- _STATED GOAL_: Each line below should be retyped exactly, with no pictures.

▶

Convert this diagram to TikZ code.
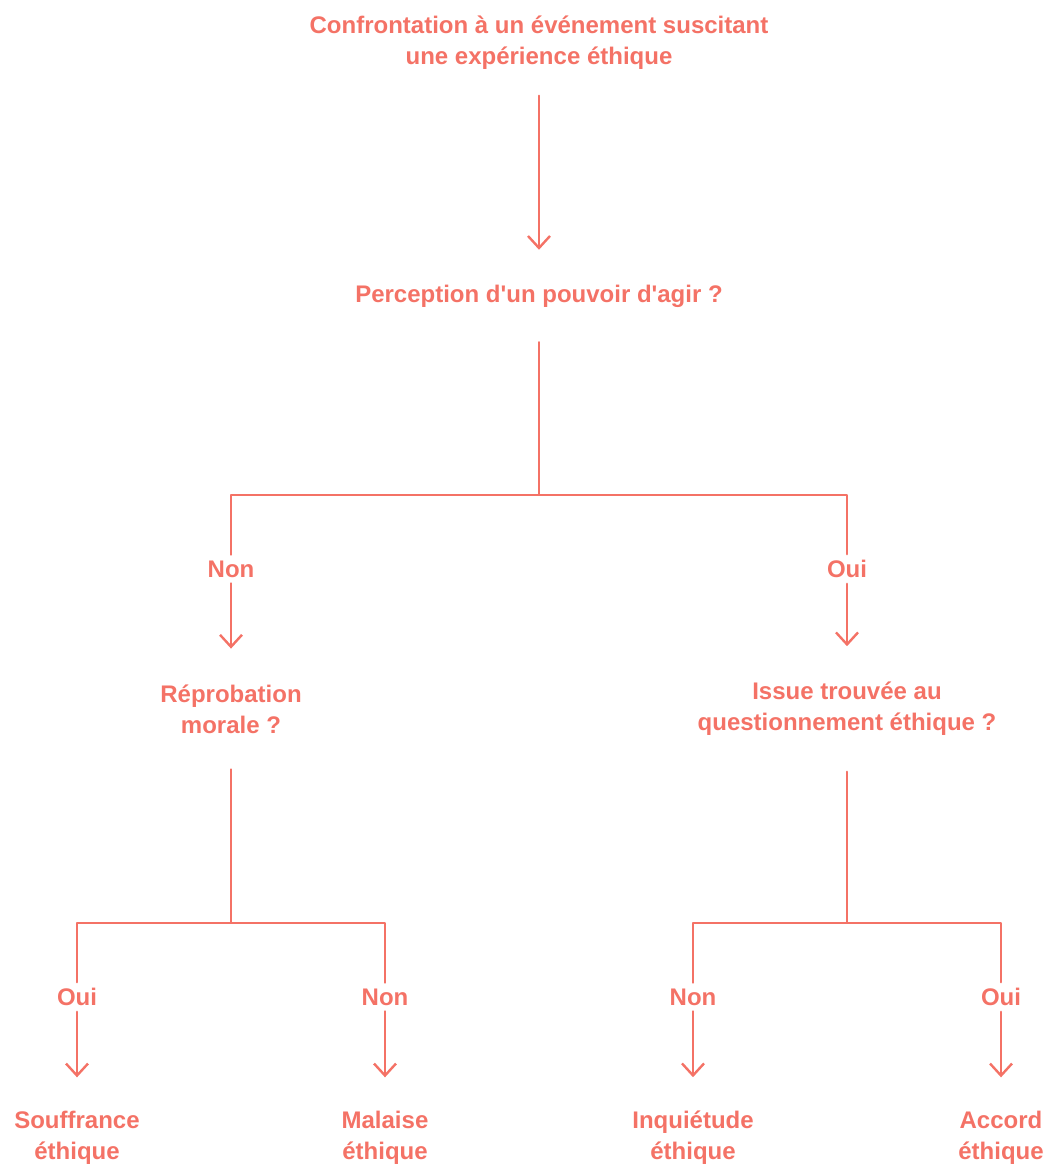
\documentclass[tikz,border=0pt]{standalone}
\usepackage{fontspec}
\setmainfont{Liberation Sans}
\usetikzlibrary{arrows.meta}
\definecolor{saumon}{RGB}{244,114,102}
\begin{document}
\begin{tikzpicture}[x=1pt,y=-1pt,>={Straight Barb[length=12pt,width=22pt,line width=2.4pt]},
	line join=round,line cap=round,
	q/.style={text=saumon,font=\fontsize{24}{31}\selectfont\bfseries,align=center,inner sep=0pt,outer ysep=34pt},
	rep/.style={q,outer ysep=6pt},
	conn/.style={draw=saumon,line width=2.4pt},
	arr/.style={conn,->}]
	\useasboundingbox (0,0) rectangle (1048,1166);
	% noeuds
	\node[q,outer ysep=26pt] (root) at (539,43) {Confrontation à un événement suscitant\\une expérience éthique};
	\node[q,outer ysep=35pt] (perc) at (539,296) {Perception d\textquotesingle un pouvoir d\textquotesingle agir ?};
	\node[rep] (non1) at (231,569) {Non};
	\node[rep] (oui1) at (847,569) {Oui};
	\node[q,outer ysep=36pt] (repro) at (231,709) {Réprobation\\morale ?};
	\node[q,outer ysep=36pt] (issue) at (847,709) {Issue trouvée au\\questionnement éthique ?};
	\node[rep] (ouiA) at (77,997) {Oui};
	\node[rep] (nonA) at (385,997) {Non};
	\node[rep] (nonB) at (693,997) {Non};
	\node[rep] (ouiB) at (1001,997) {Oui};
	\node[q] (souf) at (77,1138) {Souffrance\\éthique};
	\node[q] (mal) at (385,1138) {Malaise\\éthique};
	\node[q] (inq) at (693,1138) {Inquiétude\\éthique};
	\node[q] (acc) at (1001,1138) {Accord\\éthique};
	\coordinate (j1) at (539,495);
	\coordinate (j2) at (231,923);
	\coordinate (j3) at (847,923);
	% liens
	\draw[arr] (root) -- (perc);
	\draw[conn] (perc) -- (j1) -| (non1);
	\draw[conn] (j1) -| (oui1);
	\draw[arr] (non1) -- (repro);
	\draw[arr] (oui1) -- (issue);
	\draw[conn] (repro) -- (j2) -| (ouiA);
	\draw[conn] (j2) -| (nonA);
	\draw[conn] (issue) -- (j3) -| (nonB);
	\draw[conn] (j3) -| (ouiB);
	\draw[arr] (ouiA) -- (souf);
	\draw[arr] (nonA) -- (mal);
	\draw[arr] (nonB) -- (inq);
	\draw[arr] (ouiB) -- (acc);
\end{tikzpicture}
\end{document}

◀

- _ANSWER BELOW_:
Convert this diagram to TikZ code.
\documentclass[tikz,border=0pt]{standalone}
\usepackage{fontspec}
\setmainfont{Liberation Sans}
\usetikzlibrary{arrows.meta}
\definecolor{saumon}{RGB}{244,114,102}
\begin{document}
\begin{tikzpicture}[x=1pt,y=-1pt,>={Straight Barb[length=12pt,width=22pt,line width=2.4pt]},
	line join=round,line cap=round,
	q/.style={text=saumon,font=\fontsize{24}{31}\selectfont\bfseries,align=center,inner sep=0pt,outer ysep=34pt},
	rep/.style={q,outer ysep=6pt},
	conn/.style={draw=saumon,line width=2.4pt},
	arr/.style={conn,->}]
	\useasboundingbox (0,0) rectangle (1048,1166);
	% noeuds
	\node[q,outer ysep=26pt] (root) at (539,43) {Confrontation à un événement suscitant\\une expérience éthique};
	\node[q,outer ysep=35pt] (perc) at (539,296) {Perception d\textquotesingle un pouvoir d\textquotesingle agir ?};
	\node[rep] (non1) at (231,569) {Non};
	\node[rep] (oui1) at (847,569) {Oui};
	\node[q,outer ysep=36pt] (repro) at (231,709) {Réprobation\\morale ?};
	\node[q,outer ysep=36pt] (issue) at (847,709) {Issue trouvée au\\questionnement éthique ?};
	\node[rep] (ouiA) at (77,997) {Oui};
	\node[rep] (nonA) at (385,997) {Non};
	\node[rep] (nonB) at (693,997) {Non};
	\node[rep] (ouiB) at (1001,997) {Oui};
	\node[q] (souf) at (77,1138) {Souffrance\\éthique};
	\node[q] (mal) at (385,1138) {Malaise\\éthique};
	\node[q] (inq) at (693,1138) {Inquiétude\\éthique};
	\node[q] (acc) at (1001,1138) {Accord\\éthique};
	\coordinate (j1) at (539,495);
	\coordinate (j2) at (231,923);
	\coordinate (j3) at (847,923);
	% liens
	\draw[arr] (root) -- (perc);
	\draw[conn] (perc) -- (j1) -| (non1);
	\draw[conn] (j1) -| (oui1);
	\draw[arr] (non1) -- (repro);
	\draw[arr] (oui1) -- (issue);
	\draw[conn] (repro) -- (j2) -| (ouiA);
	\draw[conn] (j2) -| (nonA);
	\draw[conn] (issue) -- (j3) -| (nonB);
	\draw[conn] (j3) -| (ouiB);
	\draw[arr] (ouiA) -- (souf);
	\draw[arr] (nonA) -- (mal);
	\draw[arr] (nonB) -- (inq);
	\draw[arr] (ouiB) -- (acc);
\end{tikzpicture}
\end{document}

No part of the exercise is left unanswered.